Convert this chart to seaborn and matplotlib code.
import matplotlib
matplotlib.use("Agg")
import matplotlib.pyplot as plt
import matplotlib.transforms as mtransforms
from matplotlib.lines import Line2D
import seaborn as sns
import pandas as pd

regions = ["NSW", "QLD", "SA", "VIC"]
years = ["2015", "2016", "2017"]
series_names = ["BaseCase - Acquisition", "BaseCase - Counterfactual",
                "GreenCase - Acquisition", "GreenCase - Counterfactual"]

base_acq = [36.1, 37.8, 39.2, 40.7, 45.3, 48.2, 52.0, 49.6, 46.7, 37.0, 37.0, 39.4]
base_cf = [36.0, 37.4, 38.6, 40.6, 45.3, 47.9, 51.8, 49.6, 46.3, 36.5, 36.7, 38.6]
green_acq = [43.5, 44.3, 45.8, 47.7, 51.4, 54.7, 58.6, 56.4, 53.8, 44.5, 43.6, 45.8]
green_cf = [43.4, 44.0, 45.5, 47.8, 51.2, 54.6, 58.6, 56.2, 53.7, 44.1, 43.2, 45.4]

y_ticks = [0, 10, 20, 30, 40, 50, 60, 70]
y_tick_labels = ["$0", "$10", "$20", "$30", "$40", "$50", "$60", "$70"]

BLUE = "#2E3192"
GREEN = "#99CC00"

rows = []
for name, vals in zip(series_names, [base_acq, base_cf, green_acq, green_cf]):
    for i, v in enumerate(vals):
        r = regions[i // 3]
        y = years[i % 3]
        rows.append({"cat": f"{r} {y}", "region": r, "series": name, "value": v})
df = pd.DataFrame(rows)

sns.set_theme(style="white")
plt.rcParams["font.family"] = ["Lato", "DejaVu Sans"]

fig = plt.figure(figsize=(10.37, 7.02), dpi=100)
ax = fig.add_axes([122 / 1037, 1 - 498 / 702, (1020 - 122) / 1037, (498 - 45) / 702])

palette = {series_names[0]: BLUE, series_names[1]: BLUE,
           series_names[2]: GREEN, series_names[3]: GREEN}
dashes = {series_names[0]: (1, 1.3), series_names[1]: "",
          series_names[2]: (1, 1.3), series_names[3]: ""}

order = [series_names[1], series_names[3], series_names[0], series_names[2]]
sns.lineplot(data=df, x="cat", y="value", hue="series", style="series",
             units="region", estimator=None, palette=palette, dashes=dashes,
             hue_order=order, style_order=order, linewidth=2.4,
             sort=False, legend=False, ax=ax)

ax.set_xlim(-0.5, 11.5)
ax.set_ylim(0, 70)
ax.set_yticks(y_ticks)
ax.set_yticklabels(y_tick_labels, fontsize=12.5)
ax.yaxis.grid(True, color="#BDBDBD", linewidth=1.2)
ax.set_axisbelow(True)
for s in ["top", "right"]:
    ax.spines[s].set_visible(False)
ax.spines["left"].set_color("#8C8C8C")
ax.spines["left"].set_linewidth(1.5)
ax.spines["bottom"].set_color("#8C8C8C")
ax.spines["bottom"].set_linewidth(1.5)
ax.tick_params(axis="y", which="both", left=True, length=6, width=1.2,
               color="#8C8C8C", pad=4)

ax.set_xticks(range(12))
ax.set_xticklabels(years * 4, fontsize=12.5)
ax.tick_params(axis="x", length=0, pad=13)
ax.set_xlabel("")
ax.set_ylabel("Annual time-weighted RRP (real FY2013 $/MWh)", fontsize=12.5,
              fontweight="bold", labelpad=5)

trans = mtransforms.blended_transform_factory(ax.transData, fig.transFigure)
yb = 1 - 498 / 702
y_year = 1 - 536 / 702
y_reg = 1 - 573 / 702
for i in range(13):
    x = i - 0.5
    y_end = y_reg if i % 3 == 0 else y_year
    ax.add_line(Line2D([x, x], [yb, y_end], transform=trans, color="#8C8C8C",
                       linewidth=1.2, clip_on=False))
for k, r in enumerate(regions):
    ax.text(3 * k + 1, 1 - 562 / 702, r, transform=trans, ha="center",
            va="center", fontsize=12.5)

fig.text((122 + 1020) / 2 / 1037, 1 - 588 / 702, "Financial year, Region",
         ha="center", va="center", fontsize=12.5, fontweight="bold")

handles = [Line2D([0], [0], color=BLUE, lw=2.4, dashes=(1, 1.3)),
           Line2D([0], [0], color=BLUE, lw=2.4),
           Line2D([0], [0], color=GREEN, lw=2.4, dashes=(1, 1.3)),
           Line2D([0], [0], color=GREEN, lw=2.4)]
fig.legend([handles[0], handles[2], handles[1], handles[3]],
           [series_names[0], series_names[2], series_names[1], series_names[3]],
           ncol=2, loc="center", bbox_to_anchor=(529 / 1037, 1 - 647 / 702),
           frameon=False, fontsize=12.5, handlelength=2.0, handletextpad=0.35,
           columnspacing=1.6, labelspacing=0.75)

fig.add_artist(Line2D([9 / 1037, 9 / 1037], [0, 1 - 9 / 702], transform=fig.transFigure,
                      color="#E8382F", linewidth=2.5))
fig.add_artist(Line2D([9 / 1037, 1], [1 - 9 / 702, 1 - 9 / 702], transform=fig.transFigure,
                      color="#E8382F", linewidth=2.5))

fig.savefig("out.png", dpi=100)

____________

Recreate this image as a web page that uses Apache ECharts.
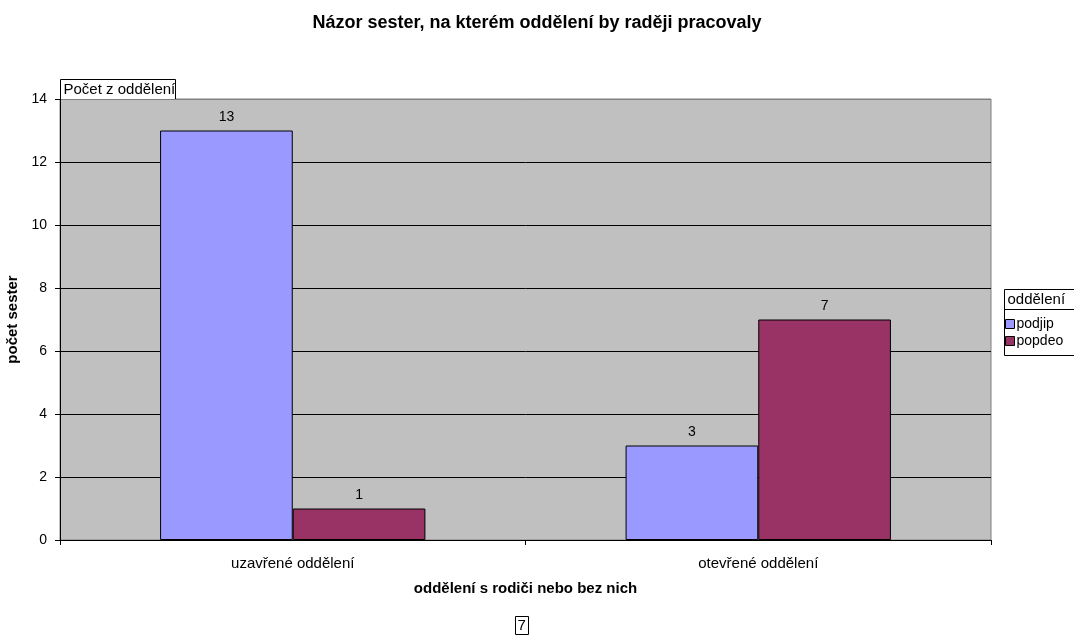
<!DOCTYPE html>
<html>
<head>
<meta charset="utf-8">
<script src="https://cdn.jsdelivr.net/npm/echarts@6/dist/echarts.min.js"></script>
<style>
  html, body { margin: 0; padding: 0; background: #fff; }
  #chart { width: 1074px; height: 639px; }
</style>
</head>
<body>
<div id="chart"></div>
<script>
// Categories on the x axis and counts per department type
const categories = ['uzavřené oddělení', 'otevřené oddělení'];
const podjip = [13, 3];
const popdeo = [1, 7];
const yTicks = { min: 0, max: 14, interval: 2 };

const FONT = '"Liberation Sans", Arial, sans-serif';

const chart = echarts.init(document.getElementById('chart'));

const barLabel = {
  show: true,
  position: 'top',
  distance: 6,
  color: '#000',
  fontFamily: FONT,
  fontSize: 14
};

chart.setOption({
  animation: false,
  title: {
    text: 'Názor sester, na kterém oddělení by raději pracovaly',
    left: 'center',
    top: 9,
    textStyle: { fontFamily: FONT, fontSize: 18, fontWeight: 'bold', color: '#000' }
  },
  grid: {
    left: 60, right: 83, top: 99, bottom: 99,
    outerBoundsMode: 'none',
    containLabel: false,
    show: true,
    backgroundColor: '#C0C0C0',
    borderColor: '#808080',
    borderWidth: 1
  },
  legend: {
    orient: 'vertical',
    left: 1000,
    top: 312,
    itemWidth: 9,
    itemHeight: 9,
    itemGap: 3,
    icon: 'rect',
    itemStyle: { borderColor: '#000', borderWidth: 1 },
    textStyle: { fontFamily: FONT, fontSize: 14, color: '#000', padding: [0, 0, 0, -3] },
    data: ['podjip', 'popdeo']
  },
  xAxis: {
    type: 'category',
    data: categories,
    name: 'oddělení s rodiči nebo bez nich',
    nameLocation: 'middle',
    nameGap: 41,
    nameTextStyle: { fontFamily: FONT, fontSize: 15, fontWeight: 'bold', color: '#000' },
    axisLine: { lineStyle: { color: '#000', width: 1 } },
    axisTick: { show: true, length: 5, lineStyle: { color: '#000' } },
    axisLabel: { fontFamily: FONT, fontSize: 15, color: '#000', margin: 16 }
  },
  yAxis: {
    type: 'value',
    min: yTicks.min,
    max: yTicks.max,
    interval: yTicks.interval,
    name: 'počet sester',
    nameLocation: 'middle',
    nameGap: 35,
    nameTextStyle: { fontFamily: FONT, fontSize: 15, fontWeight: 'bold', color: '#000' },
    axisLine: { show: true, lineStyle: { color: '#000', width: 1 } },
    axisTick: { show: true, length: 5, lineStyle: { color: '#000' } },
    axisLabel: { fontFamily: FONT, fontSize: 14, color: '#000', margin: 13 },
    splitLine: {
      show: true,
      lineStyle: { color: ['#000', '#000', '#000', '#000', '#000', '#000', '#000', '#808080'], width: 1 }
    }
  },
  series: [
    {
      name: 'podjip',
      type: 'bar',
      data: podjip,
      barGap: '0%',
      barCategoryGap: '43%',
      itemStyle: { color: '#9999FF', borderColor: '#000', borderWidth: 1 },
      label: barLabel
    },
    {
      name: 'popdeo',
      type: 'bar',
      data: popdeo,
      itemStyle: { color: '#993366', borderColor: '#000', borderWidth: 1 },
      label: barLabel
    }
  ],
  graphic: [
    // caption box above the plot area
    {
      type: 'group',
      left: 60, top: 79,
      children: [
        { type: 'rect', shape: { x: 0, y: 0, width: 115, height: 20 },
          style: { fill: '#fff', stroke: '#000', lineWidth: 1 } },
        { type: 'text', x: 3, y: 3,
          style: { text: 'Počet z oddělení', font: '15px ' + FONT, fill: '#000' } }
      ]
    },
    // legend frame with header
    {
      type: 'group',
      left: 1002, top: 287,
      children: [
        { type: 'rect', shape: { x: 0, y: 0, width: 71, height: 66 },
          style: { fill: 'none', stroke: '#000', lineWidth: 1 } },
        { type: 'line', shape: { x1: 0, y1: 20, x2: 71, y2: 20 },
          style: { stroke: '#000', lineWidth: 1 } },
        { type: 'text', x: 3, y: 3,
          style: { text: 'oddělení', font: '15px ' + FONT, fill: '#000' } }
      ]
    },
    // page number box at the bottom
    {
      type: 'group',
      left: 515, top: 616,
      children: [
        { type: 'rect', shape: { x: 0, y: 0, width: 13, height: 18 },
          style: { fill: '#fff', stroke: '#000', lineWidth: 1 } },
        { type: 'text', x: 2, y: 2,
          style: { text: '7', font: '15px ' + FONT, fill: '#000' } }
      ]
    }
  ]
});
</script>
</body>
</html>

____________

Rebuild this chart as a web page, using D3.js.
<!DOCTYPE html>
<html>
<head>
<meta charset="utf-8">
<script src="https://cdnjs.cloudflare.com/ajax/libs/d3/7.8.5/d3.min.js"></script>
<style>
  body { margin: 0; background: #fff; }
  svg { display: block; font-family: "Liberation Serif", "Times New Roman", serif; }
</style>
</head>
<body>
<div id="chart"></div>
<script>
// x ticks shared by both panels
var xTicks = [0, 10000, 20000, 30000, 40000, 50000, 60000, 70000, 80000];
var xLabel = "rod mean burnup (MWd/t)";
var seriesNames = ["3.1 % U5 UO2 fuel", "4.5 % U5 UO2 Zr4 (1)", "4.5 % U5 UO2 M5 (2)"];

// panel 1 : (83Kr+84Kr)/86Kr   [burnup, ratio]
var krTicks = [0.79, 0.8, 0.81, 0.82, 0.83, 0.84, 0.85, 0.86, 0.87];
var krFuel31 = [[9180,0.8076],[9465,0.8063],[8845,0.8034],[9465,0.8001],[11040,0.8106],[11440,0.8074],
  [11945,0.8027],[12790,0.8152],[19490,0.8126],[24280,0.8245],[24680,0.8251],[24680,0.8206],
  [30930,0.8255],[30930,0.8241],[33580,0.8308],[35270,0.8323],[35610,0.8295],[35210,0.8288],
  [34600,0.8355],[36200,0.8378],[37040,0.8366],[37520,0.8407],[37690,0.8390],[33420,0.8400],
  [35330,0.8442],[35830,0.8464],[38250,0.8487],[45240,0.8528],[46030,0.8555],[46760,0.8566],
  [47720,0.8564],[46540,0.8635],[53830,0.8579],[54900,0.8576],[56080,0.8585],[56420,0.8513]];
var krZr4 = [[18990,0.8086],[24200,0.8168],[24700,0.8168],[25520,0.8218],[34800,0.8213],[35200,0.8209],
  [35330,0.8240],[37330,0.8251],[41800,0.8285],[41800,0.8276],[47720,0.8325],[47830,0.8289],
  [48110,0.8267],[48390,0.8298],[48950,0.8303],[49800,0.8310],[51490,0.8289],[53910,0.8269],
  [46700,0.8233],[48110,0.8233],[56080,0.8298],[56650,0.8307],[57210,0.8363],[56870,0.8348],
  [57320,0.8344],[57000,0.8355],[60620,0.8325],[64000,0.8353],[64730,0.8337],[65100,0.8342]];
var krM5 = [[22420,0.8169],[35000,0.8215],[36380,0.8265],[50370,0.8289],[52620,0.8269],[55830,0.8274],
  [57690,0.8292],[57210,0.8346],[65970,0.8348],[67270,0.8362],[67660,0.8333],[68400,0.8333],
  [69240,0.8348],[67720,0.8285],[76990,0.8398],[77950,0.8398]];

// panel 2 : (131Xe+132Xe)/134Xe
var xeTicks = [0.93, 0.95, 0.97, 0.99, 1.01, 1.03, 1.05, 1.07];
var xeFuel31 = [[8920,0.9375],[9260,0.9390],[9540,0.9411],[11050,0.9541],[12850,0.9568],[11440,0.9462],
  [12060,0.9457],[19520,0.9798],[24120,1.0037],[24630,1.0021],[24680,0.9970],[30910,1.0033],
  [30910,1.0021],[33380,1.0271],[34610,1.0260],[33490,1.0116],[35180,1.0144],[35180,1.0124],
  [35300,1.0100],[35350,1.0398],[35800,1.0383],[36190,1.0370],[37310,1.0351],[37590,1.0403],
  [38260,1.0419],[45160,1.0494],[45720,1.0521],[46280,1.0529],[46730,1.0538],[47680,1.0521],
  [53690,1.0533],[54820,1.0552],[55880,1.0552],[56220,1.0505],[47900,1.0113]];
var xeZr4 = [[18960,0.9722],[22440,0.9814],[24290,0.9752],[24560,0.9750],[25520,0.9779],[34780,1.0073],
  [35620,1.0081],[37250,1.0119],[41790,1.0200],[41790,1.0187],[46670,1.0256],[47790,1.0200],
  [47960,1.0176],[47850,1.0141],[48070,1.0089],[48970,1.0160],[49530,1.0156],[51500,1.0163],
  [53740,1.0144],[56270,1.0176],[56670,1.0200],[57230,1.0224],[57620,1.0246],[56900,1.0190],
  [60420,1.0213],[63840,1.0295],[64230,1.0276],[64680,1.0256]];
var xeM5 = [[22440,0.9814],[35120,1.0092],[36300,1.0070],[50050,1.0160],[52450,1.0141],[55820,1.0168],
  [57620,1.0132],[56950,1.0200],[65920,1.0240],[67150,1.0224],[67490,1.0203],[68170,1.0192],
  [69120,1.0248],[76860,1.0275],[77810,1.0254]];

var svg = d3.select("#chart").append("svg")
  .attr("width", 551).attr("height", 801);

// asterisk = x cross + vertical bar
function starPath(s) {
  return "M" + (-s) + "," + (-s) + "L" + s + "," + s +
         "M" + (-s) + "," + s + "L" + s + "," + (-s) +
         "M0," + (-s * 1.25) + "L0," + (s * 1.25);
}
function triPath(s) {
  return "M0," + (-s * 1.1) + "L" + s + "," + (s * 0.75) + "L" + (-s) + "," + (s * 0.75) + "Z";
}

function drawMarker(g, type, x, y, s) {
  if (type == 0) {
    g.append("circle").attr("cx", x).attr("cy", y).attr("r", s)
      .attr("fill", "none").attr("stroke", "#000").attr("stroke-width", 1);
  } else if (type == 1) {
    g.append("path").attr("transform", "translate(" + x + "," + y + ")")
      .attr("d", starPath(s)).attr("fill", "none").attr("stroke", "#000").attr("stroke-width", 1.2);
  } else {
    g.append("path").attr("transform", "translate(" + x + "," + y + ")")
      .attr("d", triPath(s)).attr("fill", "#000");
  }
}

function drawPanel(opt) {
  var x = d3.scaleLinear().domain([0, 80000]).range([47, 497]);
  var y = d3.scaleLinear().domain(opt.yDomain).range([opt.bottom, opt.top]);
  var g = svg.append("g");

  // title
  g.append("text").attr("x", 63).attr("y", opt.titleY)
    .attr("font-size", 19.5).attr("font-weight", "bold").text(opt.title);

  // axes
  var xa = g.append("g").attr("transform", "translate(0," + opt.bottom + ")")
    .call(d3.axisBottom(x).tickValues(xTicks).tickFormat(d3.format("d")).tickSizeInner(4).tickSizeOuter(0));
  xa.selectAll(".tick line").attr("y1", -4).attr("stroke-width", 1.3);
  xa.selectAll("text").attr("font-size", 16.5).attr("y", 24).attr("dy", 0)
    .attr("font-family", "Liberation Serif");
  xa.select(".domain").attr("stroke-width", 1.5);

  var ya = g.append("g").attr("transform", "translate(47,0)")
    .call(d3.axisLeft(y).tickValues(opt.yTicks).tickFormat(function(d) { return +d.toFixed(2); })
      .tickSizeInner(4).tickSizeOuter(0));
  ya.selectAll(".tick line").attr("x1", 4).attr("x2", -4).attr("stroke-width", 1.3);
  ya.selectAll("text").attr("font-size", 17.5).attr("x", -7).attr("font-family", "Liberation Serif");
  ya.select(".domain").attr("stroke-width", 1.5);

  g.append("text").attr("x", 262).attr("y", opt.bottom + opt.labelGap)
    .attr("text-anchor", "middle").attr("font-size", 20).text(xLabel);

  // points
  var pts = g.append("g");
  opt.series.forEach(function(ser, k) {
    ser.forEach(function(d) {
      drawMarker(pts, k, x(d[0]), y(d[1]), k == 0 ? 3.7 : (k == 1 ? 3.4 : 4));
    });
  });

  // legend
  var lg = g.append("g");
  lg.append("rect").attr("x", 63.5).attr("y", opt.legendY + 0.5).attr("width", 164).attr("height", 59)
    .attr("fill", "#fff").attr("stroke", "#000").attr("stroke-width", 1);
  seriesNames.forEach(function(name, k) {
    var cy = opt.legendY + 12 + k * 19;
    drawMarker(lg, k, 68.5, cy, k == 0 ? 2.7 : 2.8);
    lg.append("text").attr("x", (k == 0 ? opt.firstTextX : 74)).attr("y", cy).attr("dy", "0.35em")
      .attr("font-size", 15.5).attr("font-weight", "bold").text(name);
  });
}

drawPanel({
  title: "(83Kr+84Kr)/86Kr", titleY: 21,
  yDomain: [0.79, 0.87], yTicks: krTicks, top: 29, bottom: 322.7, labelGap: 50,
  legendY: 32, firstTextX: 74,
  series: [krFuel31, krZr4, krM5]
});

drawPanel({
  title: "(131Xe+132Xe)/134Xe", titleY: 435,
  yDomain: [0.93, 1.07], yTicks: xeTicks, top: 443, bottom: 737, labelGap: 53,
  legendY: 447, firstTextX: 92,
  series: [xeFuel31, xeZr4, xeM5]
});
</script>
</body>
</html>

____________

• _Exercise objective_: Which lines in the listing above hold the word "page"? Show each of them.

• _Response_:
Recreate this image as a web page that uses Apache ECharts.
    // page number box at the bottom
Rebuild this chart as a web page, using D3.js.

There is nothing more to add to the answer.